## Request
Return exactly the lines that run from the beginning through the line containing "(titreEnergie) at (60.4,43.0)", both included, and no others.

## begin Supplied entries

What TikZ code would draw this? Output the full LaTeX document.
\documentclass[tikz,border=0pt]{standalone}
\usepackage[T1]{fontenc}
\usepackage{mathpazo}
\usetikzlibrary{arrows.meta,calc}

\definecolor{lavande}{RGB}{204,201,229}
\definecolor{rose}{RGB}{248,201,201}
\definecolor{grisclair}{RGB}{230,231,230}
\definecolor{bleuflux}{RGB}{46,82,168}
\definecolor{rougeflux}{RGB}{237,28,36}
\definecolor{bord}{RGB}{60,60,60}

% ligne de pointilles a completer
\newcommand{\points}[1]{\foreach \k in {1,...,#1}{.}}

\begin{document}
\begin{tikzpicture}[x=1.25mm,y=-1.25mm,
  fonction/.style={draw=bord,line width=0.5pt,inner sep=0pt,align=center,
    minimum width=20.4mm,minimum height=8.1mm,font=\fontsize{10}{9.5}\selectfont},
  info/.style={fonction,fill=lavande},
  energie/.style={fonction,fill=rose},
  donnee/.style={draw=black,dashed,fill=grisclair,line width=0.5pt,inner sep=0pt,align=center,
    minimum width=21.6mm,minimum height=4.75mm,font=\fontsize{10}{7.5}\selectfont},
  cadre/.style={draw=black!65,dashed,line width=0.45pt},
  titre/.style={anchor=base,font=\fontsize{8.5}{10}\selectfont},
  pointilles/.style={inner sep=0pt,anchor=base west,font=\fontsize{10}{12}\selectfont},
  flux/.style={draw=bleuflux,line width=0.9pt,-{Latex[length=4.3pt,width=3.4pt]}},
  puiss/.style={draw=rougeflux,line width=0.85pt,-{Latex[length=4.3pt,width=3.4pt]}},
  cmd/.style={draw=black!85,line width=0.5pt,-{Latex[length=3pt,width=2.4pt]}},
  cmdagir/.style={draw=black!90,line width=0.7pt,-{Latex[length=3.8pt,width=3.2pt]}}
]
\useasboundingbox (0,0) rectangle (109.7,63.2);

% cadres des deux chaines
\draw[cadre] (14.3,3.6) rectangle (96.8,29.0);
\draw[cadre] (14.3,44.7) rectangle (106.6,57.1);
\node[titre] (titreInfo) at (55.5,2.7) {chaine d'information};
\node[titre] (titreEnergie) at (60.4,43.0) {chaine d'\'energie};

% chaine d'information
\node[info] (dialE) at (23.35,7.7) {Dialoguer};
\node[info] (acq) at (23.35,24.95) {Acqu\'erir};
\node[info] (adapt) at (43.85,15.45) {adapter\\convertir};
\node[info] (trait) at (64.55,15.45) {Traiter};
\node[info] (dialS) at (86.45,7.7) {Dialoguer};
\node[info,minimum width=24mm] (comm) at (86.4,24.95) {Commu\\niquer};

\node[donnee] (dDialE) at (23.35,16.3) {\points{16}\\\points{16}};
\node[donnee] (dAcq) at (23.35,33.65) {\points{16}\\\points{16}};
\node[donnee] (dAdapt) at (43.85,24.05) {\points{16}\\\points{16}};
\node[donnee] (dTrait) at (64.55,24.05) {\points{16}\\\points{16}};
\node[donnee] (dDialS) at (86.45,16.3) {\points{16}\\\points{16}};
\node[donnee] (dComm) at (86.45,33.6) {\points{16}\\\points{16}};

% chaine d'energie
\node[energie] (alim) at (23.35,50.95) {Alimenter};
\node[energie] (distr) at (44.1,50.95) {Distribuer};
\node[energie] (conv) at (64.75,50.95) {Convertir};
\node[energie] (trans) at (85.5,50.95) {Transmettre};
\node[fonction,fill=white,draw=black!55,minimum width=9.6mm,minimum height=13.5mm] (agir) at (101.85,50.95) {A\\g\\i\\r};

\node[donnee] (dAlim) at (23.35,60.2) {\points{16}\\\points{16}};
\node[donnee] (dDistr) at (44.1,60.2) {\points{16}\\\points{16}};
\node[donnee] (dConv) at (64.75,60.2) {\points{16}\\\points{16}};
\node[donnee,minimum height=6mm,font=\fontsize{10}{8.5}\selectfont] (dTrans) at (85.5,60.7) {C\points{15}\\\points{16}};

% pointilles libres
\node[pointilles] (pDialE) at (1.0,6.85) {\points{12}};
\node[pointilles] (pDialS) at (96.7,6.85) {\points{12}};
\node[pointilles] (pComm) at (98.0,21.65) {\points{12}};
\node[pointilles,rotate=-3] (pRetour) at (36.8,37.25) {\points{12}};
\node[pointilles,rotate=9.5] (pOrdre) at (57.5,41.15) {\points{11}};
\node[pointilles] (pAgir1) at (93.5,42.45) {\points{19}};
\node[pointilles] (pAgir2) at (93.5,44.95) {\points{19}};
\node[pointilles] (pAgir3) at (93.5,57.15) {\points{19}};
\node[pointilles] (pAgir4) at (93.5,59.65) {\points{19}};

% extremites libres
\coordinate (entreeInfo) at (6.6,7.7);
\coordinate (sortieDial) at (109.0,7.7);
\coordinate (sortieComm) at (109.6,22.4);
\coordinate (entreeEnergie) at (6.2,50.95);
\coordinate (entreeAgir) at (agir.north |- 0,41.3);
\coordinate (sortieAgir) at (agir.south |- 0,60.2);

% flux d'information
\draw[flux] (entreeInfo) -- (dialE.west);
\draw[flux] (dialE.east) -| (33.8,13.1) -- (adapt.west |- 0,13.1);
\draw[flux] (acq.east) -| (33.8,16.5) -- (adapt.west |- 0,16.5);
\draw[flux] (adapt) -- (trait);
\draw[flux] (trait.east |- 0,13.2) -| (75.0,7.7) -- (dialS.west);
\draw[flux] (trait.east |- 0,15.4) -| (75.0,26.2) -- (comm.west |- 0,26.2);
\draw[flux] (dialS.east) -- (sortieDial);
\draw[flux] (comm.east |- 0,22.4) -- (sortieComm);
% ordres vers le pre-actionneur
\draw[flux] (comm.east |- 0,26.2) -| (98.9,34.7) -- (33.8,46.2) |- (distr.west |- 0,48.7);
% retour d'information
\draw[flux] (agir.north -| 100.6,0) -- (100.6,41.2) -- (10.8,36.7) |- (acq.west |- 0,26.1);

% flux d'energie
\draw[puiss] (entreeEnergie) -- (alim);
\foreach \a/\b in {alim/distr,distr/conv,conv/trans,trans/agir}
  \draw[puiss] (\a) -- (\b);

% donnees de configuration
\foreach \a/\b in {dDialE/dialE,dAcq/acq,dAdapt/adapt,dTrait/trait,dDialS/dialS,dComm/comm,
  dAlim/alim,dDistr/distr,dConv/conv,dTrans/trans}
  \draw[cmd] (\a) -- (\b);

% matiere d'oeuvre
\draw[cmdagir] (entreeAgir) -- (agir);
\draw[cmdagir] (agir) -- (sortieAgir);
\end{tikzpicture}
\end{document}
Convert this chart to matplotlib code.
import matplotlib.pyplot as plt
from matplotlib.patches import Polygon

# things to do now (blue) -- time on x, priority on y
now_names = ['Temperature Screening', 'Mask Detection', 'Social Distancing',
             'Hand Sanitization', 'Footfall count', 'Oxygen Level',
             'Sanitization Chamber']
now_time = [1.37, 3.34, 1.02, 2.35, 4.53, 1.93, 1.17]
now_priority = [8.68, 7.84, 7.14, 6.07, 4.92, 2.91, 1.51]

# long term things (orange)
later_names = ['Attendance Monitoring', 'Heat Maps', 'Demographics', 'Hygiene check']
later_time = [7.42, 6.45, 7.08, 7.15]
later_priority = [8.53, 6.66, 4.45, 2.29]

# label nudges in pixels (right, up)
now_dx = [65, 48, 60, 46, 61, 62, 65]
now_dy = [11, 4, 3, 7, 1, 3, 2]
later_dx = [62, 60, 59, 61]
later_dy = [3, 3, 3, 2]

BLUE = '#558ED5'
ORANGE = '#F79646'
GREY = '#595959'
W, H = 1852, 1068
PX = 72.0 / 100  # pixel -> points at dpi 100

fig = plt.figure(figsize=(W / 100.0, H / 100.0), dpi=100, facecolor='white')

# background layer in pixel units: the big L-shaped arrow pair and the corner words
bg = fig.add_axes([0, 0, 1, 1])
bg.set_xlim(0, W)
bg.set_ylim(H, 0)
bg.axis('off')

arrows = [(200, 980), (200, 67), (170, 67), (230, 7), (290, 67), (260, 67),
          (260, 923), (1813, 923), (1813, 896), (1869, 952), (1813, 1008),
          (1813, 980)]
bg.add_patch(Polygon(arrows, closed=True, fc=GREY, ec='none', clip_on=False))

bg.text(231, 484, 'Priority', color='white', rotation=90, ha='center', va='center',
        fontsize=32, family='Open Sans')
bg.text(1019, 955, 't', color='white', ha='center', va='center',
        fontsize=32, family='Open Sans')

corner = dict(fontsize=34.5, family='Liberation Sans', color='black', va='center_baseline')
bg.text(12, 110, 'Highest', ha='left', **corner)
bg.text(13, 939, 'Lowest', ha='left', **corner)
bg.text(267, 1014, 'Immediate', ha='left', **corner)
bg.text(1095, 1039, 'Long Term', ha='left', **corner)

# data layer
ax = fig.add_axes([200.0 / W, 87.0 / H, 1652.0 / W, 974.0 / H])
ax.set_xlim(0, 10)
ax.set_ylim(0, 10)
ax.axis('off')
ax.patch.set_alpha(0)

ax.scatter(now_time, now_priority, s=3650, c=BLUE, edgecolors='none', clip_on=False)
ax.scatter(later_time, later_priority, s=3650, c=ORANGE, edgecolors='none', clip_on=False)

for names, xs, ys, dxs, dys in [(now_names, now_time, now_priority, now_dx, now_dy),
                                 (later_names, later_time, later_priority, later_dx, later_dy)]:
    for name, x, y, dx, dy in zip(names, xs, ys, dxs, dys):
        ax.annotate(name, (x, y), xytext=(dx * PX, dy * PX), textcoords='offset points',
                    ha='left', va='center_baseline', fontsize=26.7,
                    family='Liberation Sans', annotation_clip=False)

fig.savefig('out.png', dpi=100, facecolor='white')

## end Supplied entries

## Solution
What TikZ code would draw this? Output the full LaTeX document.
\documentclass[tikz,border=0pt]{standalone}
\usepackage[T1]{fontenc}
\usepackage{mathpazo}
\usetikzlibrary{arrows.meta,calc}

\definecolor{lavande}{RGB}{204,201,229}
\definecolor{rose}{RGB}{248,201,201}
\definecolor{grisclair}{RGB}{230,231,230}
\definecolor{bleuflux}{RGB}{46,82,168}
\definecolor{rougeflux}{RGB}{237,28,36}
\definecolor{bord}{RGB}{60,60,60}

% ligne de pointilles a completer
\newcommand{\points}[1]{\foreach \k in {1,...,#1}{.}}

\begin{document}
\begin{tikzpicture}[x=1.25mm,y=-1.25mm,
  fonction/.style={draw=bord,line width=0.5pt,inner sep=0pt,align=center,
    minimum width=20.4mm,minimum height=8.1mm,font=\fontsize{10}{9.5}\selectfont},
  info/.style={fonction,fill=lavande},
  energie/.style={fonction,fill=rose},
  donnee/.style={draw=black,dashed,fill=grisclair,line width=0.5pt,inner sep=0pt,align=center,
    minimum width=21.6mm,minimum height=4.75mm,font=\fontsize{10}{7.5}\selectfont},
  cadre/.style={draw=black!65,dashed,line width=0.45pt},
  titre/.style={anchor=base,font=\fontsize{8.5}{10}\selectfont},
  pointilles/.style={inner sep=0pt,anchor=base west,font=\fontsize{10}{12}\selectfont},
  flux/.style={draw=bleuflux,line width=0.9pt,-{Latex[length=4.3pt,width=3.4pt]}},
  puiss/.style={draw=rougeflux,line width=0.85pt,-{Latex[length=4.3pt,width=3.4pt]}},
  cmd/.style={draw=black!85,line width=0.5pt,-{Latex[length=3pt,width=2.4pt]}},
  cmdagir/.style={draw=black!90,line width=0.7pt,-{Latex[length=3.8pt,width=3.2pt]}}
]
\useasboundingbox (0,0) rectangle (109.7,63.2);

% cadres des deux chaines
\draw[cadre] (14.3,3.6) rectangle (96.8,29.0);
\draw[cadre] (14.3,44.7) rectangle (106.6,57.1);
\node[titre] (titreInfo) at (55.5,2.7) {chaine d'information};
\node[titre] (titreEnergie) at (60.4,43.0) {chaine d'\'energie};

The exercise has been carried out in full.